Our intermediate-term bias still remains bearish unless the indices confirm their strength by rallying back above their prior highs from June 2. However, we are now bullish on the short-term. Momentum should enable many sectors to achieve at least another week or two of gains. We are focusing on the ETFs that were showing the most relative strength before yesterday’s rally. Stocks and ETFs that don’t drop when the market does are usually the first to surge higher when the market eventually rallies. A good example of this is the iShares Xinhua China 25 Index (FXI), which we pointed as having relative strength a few days ago. It rallied 4.3% on strong volume yesterday, nearly double the percentage gain of the S&P 500. Presently, we remain long both the Telecom HOLDR (TTH) and the StreetTRACKS Gold Trust (GLD), both of which registered solid gains yesterday. Regular subscribers will see the trigger, stop, and target price for another sector ETF we are stalking for potential long entry today.
NOTE REGARDING HOLIDAY HOURS: In celebration of Independence Day on July 4, the U.S. equities markets will close at 1:00 pm EDT on Monday, July 3. The markets will be closed all day on Tuesday, July 4. The Wagner Daily will be published as usual on Monday, but will not be published on Tuesday.
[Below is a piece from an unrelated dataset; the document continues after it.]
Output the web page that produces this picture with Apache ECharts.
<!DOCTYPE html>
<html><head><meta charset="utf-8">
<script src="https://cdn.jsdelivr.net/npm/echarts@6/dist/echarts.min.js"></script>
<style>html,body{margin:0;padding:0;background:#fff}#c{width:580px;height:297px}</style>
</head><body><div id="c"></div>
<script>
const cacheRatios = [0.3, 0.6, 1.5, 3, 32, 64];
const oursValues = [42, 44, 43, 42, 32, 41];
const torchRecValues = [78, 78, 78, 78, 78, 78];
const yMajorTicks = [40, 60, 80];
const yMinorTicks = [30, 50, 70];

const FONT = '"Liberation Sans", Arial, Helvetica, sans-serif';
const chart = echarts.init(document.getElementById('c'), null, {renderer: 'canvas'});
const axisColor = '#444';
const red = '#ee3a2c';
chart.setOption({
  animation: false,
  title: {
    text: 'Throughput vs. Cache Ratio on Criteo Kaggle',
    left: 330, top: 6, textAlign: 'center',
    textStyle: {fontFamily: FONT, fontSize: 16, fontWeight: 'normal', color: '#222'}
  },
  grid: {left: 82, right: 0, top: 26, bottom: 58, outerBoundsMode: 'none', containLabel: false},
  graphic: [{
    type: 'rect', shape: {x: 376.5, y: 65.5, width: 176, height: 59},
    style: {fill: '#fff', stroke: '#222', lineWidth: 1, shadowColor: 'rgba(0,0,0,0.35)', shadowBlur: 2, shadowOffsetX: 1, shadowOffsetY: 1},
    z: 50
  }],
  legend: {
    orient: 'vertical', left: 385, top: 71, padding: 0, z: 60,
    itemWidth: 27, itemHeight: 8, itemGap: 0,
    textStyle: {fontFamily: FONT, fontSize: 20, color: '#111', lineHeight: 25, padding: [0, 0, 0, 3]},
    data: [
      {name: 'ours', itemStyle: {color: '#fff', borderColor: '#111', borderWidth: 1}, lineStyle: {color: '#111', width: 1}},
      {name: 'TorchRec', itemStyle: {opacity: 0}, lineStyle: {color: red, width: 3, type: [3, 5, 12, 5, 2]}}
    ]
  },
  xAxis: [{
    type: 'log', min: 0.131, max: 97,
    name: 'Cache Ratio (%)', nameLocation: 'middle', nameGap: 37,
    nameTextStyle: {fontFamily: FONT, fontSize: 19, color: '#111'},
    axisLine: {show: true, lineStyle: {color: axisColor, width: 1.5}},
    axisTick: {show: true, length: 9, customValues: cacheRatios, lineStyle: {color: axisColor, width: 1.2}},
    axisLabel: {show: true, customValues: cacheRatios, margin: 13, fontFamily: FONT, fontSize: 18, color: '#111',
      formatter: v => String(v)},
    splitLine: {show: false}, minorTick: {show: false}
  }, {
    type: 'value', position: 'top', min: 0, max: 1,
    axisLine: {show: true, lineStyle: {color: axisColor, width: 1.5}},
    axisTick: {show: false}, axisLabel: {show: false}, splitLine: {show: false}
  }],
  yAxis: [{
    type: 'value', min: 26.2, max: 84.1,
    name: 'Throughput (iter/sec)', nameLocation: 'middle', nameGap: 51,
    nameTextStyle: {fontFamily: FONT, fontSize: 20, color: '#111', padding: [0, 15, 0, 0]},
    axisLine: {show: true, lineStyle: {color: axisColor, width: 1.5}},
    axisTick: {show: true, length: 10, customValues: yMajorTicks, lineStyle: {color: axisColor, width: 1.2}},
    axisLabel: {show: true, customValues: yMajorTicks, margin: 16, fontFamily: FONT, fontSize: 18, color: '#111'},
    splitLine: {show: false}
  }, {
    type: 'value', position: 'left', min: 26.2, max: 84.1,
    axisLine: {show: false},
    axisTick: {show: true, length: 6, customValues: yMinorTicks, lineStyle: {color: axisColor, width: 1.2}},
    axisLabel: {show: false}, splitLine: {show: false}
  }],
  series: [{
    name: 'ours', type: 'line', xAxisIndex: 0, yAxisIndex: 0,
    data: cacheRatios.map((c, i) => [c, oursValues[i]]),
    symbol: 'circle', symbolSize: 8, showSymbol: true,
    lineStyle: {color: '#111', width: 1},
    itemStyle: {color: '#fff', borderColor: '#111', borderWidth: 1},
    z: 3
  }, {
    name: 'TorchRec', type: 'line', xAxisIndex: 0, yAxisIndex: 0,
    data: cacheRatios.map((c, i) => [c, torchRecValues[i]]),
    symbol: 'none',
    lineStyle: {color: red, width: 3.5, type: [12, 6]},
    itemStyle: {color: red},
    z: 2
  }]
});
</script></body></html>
Regular publication will resume on Wednesday, July 5. Enjoy the holiday!
IYR – Dow Jones U.S. Real Estate Index
Trigger = above 71.32 (over yesterday’s high)
Target = 74.90 (just below resistance of the 52-week high)
Stop = 69.62 (below yesterday’s low and the 20 and 50-day MAs)
Shares = 400
Notes = IYR was showing relative strength before yesterday’s rally and has now broken out above resistance of its multi-month downtrend line. It is also one of the few sector ETFs in which the weekly uptrend is still intact. IYR initially attempted to break out above its dowtrend line on June 5, but it failed to close above it that day. Conversely, it closed at its highs yesterday and well above its downtrend line. Assuming yesterday’s breakout holds, there is a good chance IYR will make a run for its prior 52-week high over the next one to two weeks. The buy trigger is more than 30 cents above yesterday’s high, which should confirm that yesterday’s breakout will hold.
Daily Performance Report:
Below is an overview of all open positions, as well as a performance report on all positions that were closed only since the previous day’s newsletter. Net P/L figures are based on the $50,000 Wagner Daily model account size. Changes to open positions since the previous report are listed in red text below:
Open positions (coming into today):
TTH long (700 shares from June 15 entry) –
bought 29.09, stop 28.74, target new high (will trail stop), unrealized points = + 0.60, unrealized P/L = + $420
GLD long (250 shares from June 21 entry) –
bought 58.61, stop 56.71, target 63.40, unrealized points = + 0.91, unrealized P/L = + $228
Closed positions (since last report):
IYT short (300 shares from June 22 entry) –
sold short 84.78, covered 87.21 (avg.), points = (2.43), net P/L = ($735)
Current equity exposure ($100,000 max. buying power):
Note the new stops on both the TTH and GLD positions. Also, the IYT short was stopped out yesterday.